Nadie sobrevivió. Ni por parte de la familia de su mamá, ni de su papá. Todos fueron asesinados por los nazis durante la Segunda Guerra Mundial.
Por Katherine Sol Bednarz
Chana Lewi se acuerda de aquel sábado 24 de febrero de 1934, cuando llegó a la Argentina después de pasar veinte días en un barco. Tenía menos de cinco años y todavía no entendía lo que estaba sucediendo. Lo supo siendo más grande, cuando todo el horror había pasado.
Hoy, con 88 años, vive en el barrio porteño de Coghlan. Está separada, tiene cuatro hijos y nueve nietos. Camina de un lado para otro, ofreciéndome algo para tomar o para comer. Le agradezco y le pregunto por el resto de su familia.
Me cuenta que papá Nathan vino solo a este país, desde Polonia, en 1932. Consiguió trabajo como panadero, juntó plata y la mandó a Europa para que el resto de su familia se encontrara con él. Allá se hablaba de una posible guerra y se enfrentaban a una discriminación cada vez mayor. Chana no la sentía, pero sí cuando llegó a la Argentina y su maestra usó su religión como excusa para hacer que repitiera quinto grado: “Me decía ‘qué lástima que Hitler no te hizo jabón’ y que me iba a romper las piernas”, recuerda con indiferencia. Ya pasó mucho tiempo y no le duele mencionarlo.
Me pregunta si estoy segura de no querer un café o un té. Para poder continuar, le acepto un vaso de agua. Me lo trae, junto a una botella de jugo, por si cambié de opinión, y tres clases distintas de galletitas. A su hermano, que está sentado al lado mío en silencio esperando su turno para hablar, le trae dos tostadas con queso y mermelada sin siquiera consultarle si es eso lo que quiere.

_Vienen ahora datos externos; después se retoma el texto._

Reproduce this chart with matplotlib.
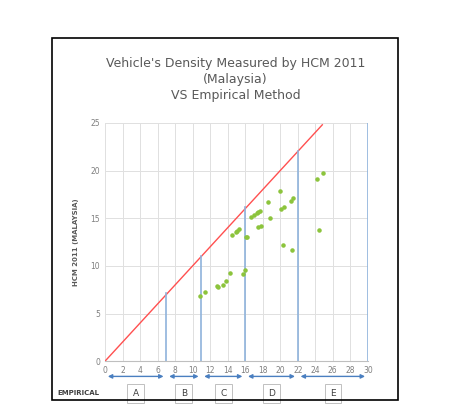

Parecen la misma persona: ambos tienen el pelo canoso y ninguno supera el metro sesenta y cinco. Los dos pares de ojos son celestes, aunque en este momento parecen grises. Quizás por la luz, quizás por la melancolía.
“Primero vino mi papá y después nosotros, los tres más chicos. No alcanzaba la plata para todos y Mario se quedó allá un año más viviendo con mi abuela y mis tíos. También porque querían que terminara séptimo grado”, explica Marcos, que abandonó Polonia a los 8 años. Señala una foto de su hermano mayor, que Chana tiene en el mueble del comedor. Menciona que Mario falleció “hace unos 20 años”. Pregunto si dejarlo allá le dio culpa.
“Cuando era chico no me sentía mal porque yo no tenía nada que ver en esa decisión. Pero hoy sí, hoy siento pena”, admite. Chana comenta que cuando Mario llegó a la Argentina ella no lo reconocía y le daba miedo que viviera con ellos: “Cuando él apareció, me asusté porque en mis recuerdos no estaba. Se puso muy triste cuando notó que yo no sabía quién era”.
Los dos se quedan en silencio por unos segundos y entiendo que están reviviendo esa época en sus mentes. Decido ahorrarles el mal momento y cambio de tema.
– Si hoy les tocara estar en el lugar de sus papás en aquella época, ¿hubieran hecho lo mismo que ellos?
– Sí, haría lo mismo. Querían darnos una mejor vida… o una vida simplemente. Yo siempre quise eso para mis hijos e intenté hacerlo costara lo que costara – asegura Chana. Marcos se limita a asentir con la cabeza.
Cierro la entrevista indagando acerca de su familia polaca. Les pregunto si la recuerdan y qué pasó con ella. Es Marcos quien elige responder esta vez: “No quedó nadie. Mi mamá sufría mucho, lloraba. Se sintió culpable, pero no había de dónde sacar la plata para ayudarlos”. Mira a Chana, sentada enfrente de él y le agarra la mano. Se sonríen con tristeza. Ella explica que no los extraña porque casi ni los conoció, pero que cuando piensa en la familia que perdió, le dan escalofríos.
Les agradezco por haber revivido aquellos difíciles momentos y siento que me voy para dejarlos con todos esos fantasmas. Me despido de Marcos, mientras camino hacia la salida. Chana baja conmigo para abrir la puerta de calle y hacemos silencio durante los ocho pisos en el ascensor. Intento imaginarme cómo habrá sido atravesar por un cambio tan grande. Pienso en sus papás y en cómo habrá sido vivir con la culpa de no haber podido salvar a sus seres queridos. Me doy cuenta de que, por primera vez en el día, Chana está callada y mirando al suelo. La abrazo.
– Gracias por contarme tu historia, bobe[1].
[1] Abuela en idish (idioma perteneciente a las comunidades judías del centro y del este de Europa).